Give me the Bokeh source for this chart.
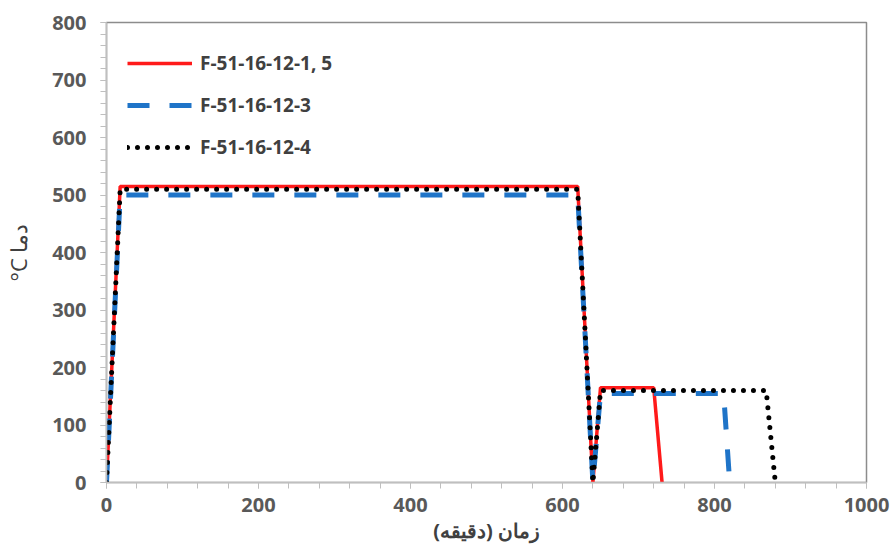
from bokeh.plotting import figure
from bokeh.models import Range1d, FixedTicker, Legend, LegendItem
from bokeh.embed import file_html
from bokeh.resources import INLINE

# Data (time in minutes, temperature in °C)
time_1 = [0, 18, 620, 640, 650, 720, 731]
temp_1 = [0, 515, 515, 0, 165, 165, 0]
time_3 = [0, 18, 620, 640, 650, 812, 820]
temp_3 = [0, 500, 500, 0, 155, 155, 0]
time_4 = [0, 18, 620, 640, 650, 868, 880]
temp_4 = [0, 510, 510, 0, 160, 160, 0]
labels = ["F-51-16-12-1, 5", "F-51-16-12-3", "F-51-16-12-4"]
x_ticks = [0, 200, 400, 600, 800, 1000]
y_ticks = [0, 100, 200, 300, 400, 500, 600, 700, 800]

p = figure(frame_width=760, frame_height=460, output_backend="svg",
           toolbar_location=None, x_range=Range1d(0, 1000), y_range=Range1d(0, 800),
           min_border_left=106, min_border_right=27, min_border_top=22, min_border_bottom=66)
p.width = 893
p.height = 548
p.xgrid.visible = False
p.ygrid.visible = False
p.outline_line_color = "#8c8c8c"
p.outline_line_width = 1.5
p.background_fill_color = "white"
p.border_fill_color = "white"

r1 = p.line(time_1, temp_1, line_color="#ff1a1a", line_width=3.5)
r3 = p.line(time_3, temp_3, line_color="#1f74c8", line_width=5, line_dash="22 20")
r4 = p.line(time_4, temp_4, line_color="black", line_width=5, line_dash="0 10", line_cap="round")

p.xaxis.ticker = FixedTicker(ticks=x_ticks, minor_ticks=list(range(0, 1001, 40)))
p.yaxis.ticker = FixedTicker(ticks=y_ticks, minor_ticks=list(range(0, 801, 20)))

for ax in (p.xaxis[0], p.yaxis[0]):
    ax.axis_line_color = "#bfbfbf"
    ax.axis_line_width = 1.5
    ax.major_tick_line_color = "#bfbfbf"
    ax.minor_tick_line_color = "#bfbfbf"
    ax.major_tick_in = 0
    ax.major_tick_out = 6
    ax.minor_tick_in = 0
    ax.minor_tick_out = 6
    ax.major_label_text_font = "Open Sans"
    ax.major_label_text_font_style = "bold"
    ax.major_label_text_font_size = "20px"
    ax.major_label_text_color = "#595959"
    ax.axis_label_text_font = "Open Sans"
    ax.axis_label_text_color = "#404040"

p.xaxis.major_label_standoff = 9
p.yaxis.major_label_standoff = 14
p.xaxis.axis_label = "زمان (دقیقه)\u200f"
p.xaxis.axis_label_text_font_style = "bold"
p.xaxis.axis_label_text_font_size = "20px"
p.xaxis.axis_label_standoff = 2
p.yaxis.axis_label = "°C دما"
p.yaxis.axis_label_text_font_style = "normal"
p.yaxis.axis_label_text_font_size = "22px"
p.yaxis.axis_label_standoff = 16

legend = Legend(items=[LegendItem(label=labels[0], renderers=[r1]),
                       LegendItem(label=labels[1], renderers=[r3]),
                       LegendItem(label=labels[2], renderers=[r4])],
                location=(21, 322), margin=0, padding=0, spacing=16,
                glyph_width=65, glyph_height=20, label_standoff=8,
                border_line_alpha=0, background_fill_alpha=0,
                label_text_font="Open Sans", label_text_font_style="bold",
                label_text_font_size="19px", label_text_color="#404040")
p.add_layout(legend)

open("out.html", "w").write(file_html(p, INLINE))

Goal -> Give again, exactly, the lines from the start of the data through the one holding "from bokeh.resources import INLINE"; omit the pictures.

Right answer ->
Give me the Bokeh source for this chart.
from bokeh.plotting import figure
from bokeh.models import Range1d, FixedTicker, Legend, LegendItem
from bokeh.embed import file_html
from bokeh.resources import INLINE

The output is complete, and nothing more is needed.